The U.S. Federal Reserve responded to the economic slowdown last month by adopting so-called Operation Twist, replacing $400 billion of Treasuries in its portfolio with longer-term securities in a move aimed at further reducing borrowing costs and lowering unemployment.
Policy makers Ben Broadbent and David Miles indicated last month they were moving closer to joining Posen’s call to resume asset purchases. Minutes of today’s decision, revealing how officials voted, will be published on Oct. 19 in London.
Two reports this week indicated the U.K. recovery retains some momentum, with gauges of services and manufacturing unexpectedly strengthening in September. Still, gross-domestic- product data showed the economy grew just 0.1 percent in the second quarter, less than previously estimated, as consumer spending plunged the most in more than two years. The pound has dropped about 3 percent against the dollar in the last month.

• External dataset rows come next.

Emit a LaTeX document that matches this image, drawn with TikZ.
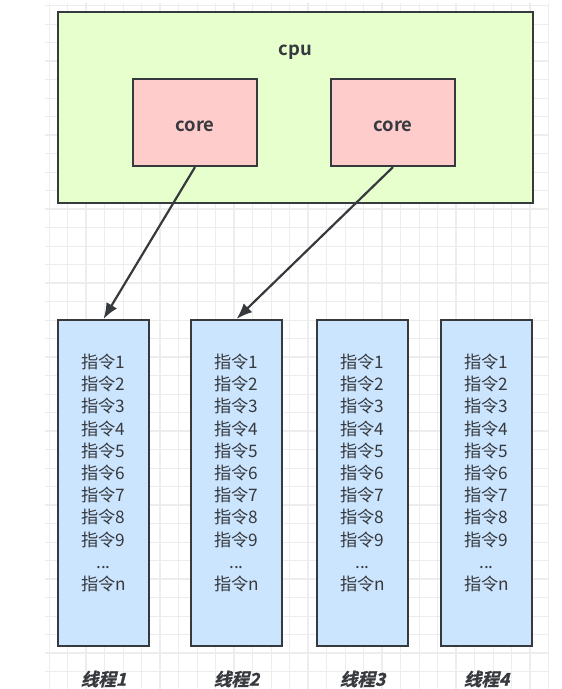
\documentclass[tikz,border=0pt]{standalone}
\usepackage{fontspec}
\usepackage{tikz}
\usetikzlibrary{arrows.meta}
\newfontfamily\cjk[BoldFont={Noto Sans CJK SC Bold}]{Noto Sans CJK SC}
\newfontfamily\cjkslant[FakeSlant=0.25,FakeBold=1.2]{Noto Sans CJK SC Bold}
\definecolor{linegray}{HTML}{36393D}
\definecolor{cpugreen}{HTML}{E6FFCC}
\definecolor{corepink}{HTML}{FFCCCC}
\definecolor{threadblue}{HTML}{CCE5FF}
\definecolor{gridgray}{HTML}{EDEDED}
\tikzset{
  corebox/.style={draw=linegray,line width=1.25pt,fill=corepink,minimum width=2.48cm,minimum height=1.74cm,inner sep=0pt,text=linegray,text height=10.5pt,text depth=0pt,font=\cjk\bfseries\fontsize{10.5}{12}\selectfont},
  threadbox/.style={draw=linegray,line width=1.25pt,fill=threadblue,minimum width=1.82cm,minimum height=6.52cm,inner sep=0pt},
  cmdlist/.style={align=center,inner sep=0pt,text=linegray,font=\cjk\fontsize{9.8}{12.63}\selectfont},
  threadname/.style={inner sep=0pt,text=linegray,font=\cjkslant\fontsize{10}{12}\selectfont}
}
\begin{document}
\begin{tikzpicture}[x=.02cm,y=-.02cm]
    \useasboundingbox (0,0) rectangle (561,689);
    \fill[white] (0,0) rectangle (561,689);
    % background grid
    \foreach \i in {0,...,27}
      \draw[gridgray,line width=.35pt] (49+18.5*\i,3)--(49+18.5*\i,689);
    \foreach \i in {0,...,36}
      \draw[gridgray,line width=.35pt] (45,5.5+18.5*\i)--(548,5.5+18.5*\i);
    \foreach \i in {0,...,6}
      \draw[gridgray,line width=.8pt] (86+74*\i,3)--(86+74*\i,689);
    \foreach \i in {0,...,8}
      \draw[gridgray,line width=.8pt] (45,61+74*\i)--(548,61+74*\i);
    % cpu with its cores
    \node[draw=linegray,line width=1.25pt,fill=cpugreen,minimum width=9.5cm,minimum height=3.82cm,inner sep=0pt] (cpu) at (295.5,107.5) {};
    \node[inner sep=0pt,text=linegray,font=\cjk\bfseries\fontsize{10.5}{12}\selectfont] (cpulabel) at (295.5,52) {cpu};
    \node[corebox] (core1) at (195,122.5) {core};
    \node[corebox] (core2) at (393,122.5) {core};
    % threads
    \foreach \n/\x in {1/103.5,2/236.5,3/362.5,4/486.5} {
      \node[threadbox] (thread\n) at (\x,483) {};
      \node[cmdlist] (cmds\n) at (\x,473) {指令1\\指令2\\指令3\\指令4\\指令5\\指令6\\指令7\\指令8\\指令9\\...\\指令n};
      \node[threadname] (name\n) at (\x,679) {线程\n};
    }
    \draw[-{Latex[length=9pt,width=7pt]},line width=1.25pt,linegray] (core1.south)--(thread1.north);
    \draw[-{Latex[length=9pt,width=7pt]},line width=1.25pt,linegray] (core2.south)--(thread2.north);
  \end{tikzpicture}
\end{document}
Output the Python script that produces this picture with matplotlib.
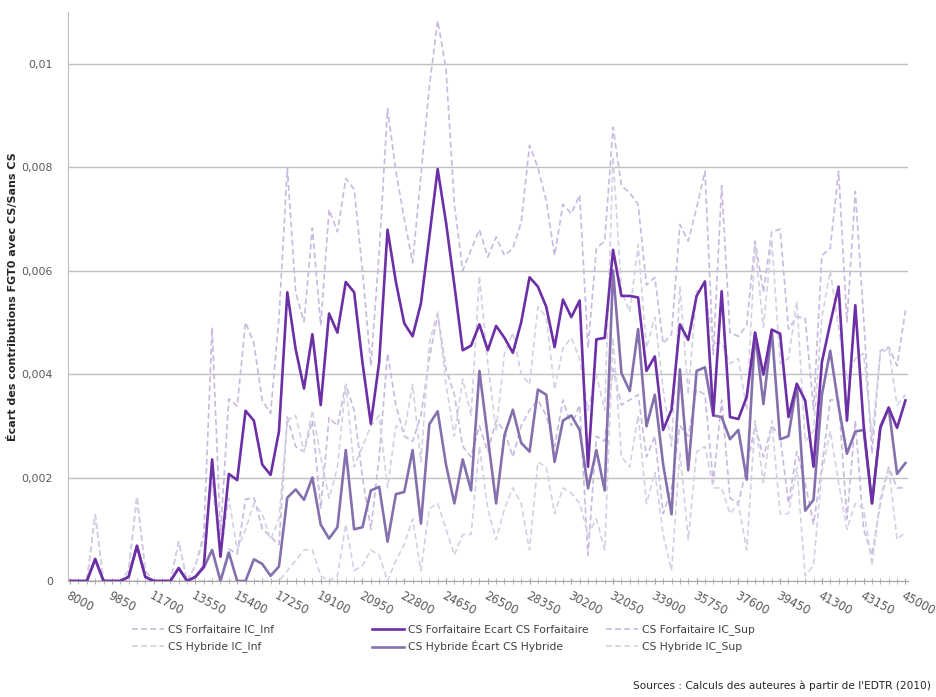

Britain has struggled to recover from the recession, with the economy barely growing over the past year. The IMF cut its 2011 and 2012 U.K. growth forecasts last month to 1.1 percent and 1.6 percent from 1.5 percent and 2.3 percent, respectively.
The economic outlook means the bank will be “more prone to action,” John Gieve, a former member of the MPC, told Bloomberg Television yesterday.
As the global recovery cools and Europe’s debt crisis threatens to spread to Italy and Spain, equity markets have suffered. The Stoxx Europe 600 Index fell 17 percent in the third quarter, while London’s FTSE 100 Index dropped 14 percent, the biggest quarterly drop since 2002.
U.K. Prime Minister David Cameron said on Oct. 4 that European leaders must resolve the crisis without delay, while U.S. Treasury Secretary Timothy F. Geithner warned last month that failure to combat the turmoil could lead to “cascading default, bank runs and catastrophic risk.”
“We are facing a real potential crisis in Europe,” Gieve said. “There is evidence credit conditions are tightening.”
European Union officials are working on plans to boost bank capital to contain the euro-region crisis, the IMF said yesterday. Leaders of the Group of 20 nations will meet in Cannes, France, on Nov. 3-4, which international finance chiefs see as the deadline for resolving the turmoil. The Bank of England publishes new quarterly economic forecasts Nov. 16.